§ Supplied material:
═══

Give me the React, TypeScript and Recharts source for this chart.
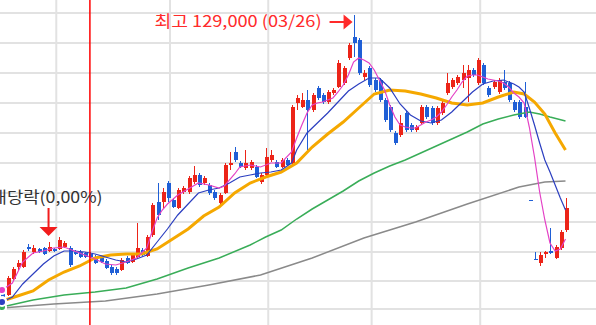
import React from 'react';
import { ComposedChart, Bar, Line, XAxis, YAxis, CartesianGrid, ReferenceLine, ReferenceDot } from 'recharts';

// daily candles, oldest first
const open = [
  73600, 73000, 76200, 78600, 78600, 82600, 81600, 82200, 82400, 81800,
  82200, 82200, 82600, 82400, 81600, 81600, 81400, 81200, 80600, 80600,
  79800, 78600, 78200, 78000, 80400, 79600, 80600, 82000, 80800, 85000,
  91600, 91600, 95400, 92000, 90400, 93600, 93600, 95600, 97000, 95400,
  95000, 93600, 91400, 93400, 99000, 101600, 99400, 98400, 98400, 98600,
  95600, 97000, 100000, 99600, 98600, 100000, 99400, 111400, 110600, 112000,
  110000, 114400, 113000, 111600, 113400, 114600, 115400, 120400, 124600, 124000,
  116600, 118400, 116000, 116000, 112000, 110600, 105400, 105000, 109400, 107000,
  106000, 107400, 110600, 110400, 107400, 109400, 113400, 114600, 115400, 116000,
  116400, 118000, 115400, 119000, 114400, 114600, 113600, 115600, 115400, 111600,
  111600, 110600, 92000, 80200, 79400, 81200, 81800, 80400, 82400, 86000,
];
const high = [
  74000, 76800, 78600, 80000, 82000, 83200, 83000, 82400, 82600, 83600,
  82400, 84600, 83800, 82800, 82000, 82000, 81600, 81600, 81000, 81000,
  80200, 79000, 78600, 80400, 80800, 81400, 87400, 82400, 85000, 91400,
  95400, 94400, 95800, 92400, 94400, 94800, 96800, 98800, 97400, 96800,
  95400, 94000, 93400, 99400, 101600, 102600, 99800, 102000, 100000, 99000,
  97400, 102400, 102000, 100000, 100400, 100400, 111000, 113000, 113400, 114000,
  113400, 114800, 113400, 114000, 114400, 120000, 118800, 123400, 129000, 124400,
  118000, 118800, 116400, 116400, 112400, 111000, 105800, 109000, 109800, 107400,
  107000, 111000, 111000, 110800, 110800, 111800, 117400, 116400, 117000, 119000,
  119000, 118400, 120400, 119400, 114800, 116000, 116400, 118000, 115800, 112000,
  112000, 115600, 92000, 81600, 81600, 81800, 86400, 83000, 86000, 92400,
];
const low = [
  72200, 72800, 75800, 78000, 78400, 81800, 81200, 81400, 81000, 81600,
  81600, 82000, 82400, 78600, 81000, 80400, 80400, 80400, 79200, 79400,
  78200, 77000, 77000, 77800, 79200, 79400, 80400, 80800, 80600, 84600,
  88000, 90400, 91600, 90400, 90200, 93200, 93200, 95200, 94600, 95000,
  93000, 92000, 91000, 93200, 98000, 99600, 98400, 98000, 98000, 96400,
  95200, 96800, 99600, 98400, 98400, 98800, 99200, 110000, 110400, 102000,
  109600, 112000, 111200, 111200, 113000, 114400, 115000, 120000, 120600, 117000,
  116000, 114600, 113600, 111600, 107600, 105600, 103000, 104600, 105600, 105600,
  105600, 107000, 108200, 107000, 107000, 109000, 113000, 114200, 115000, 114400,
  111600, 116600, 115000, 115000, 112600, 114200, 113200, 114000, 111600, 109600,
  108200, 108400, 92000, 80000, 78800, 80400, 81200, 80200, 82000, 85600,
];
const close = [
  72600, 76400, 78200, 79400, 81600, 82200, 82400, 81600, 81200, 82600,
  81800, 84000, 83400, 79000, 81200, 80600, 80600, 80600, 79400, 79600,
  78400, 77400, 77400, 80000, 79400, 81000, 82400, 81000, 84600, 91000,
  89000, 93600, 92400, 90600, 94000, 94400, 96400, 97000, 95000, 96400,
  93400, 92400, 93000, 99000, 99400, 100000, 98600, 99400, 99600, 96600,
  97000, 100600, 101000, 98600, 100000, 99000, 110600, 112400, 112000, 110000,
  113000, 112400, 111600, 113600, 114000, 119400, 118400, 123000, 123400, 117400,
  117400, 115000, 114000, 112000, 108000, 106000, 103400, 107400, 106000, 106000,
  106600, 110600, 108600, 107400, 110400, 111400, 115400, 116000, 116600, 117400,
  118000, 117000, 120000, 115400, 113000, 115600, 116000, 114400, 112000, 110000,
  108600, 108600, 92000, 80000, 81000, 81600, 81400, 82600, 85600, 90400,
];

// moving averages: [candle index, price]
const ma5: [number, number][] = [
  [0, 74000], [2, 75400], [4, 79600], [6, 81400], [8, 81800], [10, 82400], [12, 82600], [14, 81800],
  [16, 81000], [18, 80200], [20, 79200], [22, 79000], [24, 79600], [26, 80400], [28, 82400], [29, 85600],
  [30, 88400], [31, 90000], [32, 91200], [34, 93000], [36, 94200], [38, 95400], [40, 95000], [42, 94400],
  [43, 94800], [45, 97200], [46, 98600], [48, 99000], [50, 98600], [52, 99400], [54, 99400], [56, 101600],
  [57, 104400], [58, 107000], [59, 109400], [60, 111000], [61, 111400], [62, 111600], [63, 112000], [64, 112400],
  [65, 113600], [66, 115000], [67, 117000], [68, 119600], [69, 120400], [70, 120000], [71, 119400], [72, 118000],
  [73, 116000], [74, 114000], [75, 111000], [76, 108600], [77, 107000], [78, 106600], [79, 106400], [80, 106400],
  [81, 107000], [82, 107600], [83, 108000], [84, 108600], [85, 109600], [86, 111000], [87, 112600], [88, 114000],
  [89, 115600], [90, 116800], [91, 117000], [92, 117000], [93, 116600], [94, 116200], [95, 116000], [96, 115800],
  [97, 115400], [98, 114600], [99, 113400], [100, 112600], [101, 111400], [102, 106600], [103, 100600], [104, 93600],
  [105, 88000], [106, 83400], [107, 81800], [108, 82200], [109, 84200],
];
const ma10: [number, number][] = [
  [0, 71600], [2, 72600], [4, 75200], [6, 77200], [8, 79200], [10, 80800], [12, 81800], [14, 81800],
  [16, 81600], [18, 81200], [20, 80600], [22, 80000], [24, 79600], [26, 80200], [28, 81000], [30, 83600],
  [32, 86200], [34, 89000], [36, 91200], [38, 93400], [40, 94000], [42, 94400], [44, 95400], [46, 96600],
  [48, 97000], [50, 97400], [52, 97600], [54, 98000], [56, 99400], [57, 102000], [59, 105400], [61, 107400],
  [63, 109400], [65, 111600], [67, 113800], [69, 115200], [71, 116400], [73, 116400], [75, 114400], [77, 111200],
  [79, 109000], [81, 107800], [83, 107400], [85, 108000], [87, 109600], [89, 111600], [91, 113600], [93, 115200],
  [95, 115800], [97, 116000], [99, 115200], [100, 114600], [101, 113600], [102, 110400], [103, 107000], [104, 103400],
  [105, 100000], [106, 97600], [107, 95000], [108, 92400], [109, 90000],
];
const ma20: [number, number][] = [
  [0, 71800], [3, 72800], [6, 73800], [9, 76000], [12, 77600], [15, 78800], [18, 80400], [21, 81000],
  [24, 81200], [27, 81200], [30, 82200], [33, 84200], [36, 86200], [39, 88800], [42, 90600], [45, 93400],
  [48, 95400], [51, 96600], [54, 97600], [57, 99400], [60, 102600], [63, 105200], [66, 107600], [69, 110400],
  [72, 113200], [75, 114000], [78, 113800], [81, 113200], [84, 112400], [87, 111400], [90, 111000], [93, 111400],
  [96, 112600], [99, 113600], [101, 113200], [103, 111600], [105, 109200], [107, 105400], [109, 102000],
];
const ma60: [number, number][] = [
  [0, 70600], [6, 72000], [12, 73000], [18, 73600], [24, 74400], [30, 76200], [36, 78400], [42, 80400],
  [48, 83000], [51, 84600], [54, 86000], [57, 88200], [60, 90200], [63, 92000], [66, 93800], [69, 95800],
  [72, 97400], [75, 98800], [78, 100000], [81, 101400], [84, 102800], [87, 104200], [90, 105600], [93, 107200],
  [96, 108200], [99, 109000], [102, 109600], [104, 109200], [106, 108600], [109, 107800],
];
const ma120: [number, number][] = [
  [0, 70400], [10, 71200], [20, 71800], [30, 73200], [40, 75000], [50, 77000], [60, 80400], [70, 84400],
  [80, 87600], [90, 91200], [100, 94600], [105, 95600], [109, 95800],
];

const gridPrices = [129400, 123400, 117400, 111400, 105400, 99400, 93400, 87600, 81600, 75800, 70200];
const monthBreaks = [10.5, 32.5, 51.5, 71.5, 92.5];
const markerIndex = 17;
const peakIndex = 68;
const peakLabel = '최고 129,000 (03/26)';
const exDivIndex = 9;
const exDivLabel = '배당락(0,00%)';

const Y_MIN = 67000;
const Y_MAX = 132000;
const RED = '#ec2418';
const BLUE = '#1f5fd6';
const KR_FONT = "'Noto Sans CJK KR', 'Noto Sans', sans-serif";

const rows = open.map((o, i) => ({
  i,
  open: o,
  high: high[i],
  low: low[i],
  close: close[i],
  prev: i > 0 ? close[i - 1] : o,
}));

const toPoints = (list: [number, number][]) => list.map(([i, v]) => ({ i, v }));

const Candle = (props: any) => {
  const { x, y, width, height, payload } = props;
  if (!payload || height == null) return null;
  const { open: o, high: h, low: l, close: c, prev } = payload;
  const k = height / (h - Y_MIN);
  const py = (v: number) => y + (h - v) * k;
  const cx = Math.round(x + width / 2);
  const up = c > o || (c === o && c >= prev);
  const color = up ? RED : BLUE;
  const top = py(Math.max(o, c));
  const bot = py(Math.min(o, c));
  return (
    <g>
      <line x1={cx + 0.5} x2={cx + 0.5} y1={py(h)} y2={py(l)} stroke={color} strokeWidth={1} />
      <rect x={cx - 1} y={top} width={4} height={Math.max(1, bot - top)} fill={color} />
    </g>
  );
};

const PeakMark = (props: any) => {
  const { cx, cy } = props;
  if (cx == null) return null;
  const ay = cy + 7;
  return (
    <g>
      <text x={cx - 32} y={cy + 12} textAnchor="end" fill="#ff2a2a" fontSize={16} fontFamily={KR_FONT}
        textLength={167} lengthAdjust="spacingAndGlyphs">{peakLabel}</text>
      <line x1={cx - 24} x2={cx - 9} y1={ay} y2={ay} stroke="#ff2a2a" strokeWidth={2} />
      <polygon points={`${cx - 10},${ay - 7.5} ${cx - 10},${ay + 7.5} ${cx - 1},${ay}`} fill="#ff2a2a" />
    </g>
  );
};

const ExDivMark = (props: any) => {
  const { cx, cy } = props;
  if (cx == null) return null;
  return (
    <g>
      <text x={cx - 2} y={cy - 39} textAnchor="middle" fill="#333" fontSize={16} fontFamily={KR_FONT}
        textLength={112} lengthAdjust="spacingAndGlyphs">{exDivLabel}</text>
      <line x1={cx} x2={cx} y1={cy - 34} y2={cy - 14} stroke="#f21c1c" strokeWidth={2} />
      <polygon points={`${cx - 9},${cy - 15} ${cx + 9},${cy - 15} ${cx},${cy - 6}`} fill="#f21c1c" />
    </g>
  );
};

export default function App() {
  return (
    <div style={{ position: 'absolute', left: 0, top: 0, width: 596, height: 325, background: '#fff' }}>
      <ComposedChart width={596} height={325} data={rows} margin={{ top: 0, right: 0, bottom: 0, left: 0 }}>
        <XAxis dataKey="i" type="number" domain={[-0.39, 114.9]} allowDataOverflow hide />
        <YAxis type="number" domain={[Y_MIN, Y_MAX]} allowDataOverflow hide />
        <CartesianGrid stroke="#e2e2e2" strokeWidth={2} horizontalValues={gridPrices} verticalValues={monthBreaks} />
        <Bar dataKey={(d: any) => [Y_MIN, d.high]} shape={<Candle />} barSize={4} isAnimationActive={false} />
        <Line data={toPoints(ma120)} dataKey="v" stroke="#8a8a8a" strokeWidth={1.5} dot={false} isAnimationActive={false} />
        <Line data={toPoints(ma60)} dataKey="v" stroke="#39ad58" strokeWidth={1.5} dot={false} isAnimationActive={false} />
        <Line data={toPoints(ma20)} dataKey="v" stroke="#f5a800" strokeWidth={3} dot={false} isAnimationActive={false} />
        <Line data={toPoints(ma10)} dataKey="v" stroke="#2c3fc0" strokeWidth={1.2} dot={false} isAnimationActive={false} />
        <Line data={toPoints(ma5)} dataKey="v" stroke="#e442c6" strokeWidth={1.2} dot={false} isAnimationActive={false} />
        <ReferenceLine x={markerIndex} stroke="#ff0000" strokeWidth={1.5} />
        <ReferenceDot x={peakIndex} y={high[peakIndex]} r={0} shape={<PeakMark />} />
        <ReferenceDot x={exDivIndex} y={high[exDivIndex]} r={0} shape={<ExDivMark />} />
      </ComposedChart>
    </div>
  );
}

═══

Pictures are excluded; extract exactly the lines from the start of the data through the line that holds "CartesianGrid, ReferenceLine, ReferenceDot", both ends included.

Give me the React, TypeScript and Recharts source for this chart.
import React from 'react';
import { ComposedChart, Bar, Line, XAxis, YAxis, CartesianGrid, ReferenceLine, ReferenceDot } from 'recharts';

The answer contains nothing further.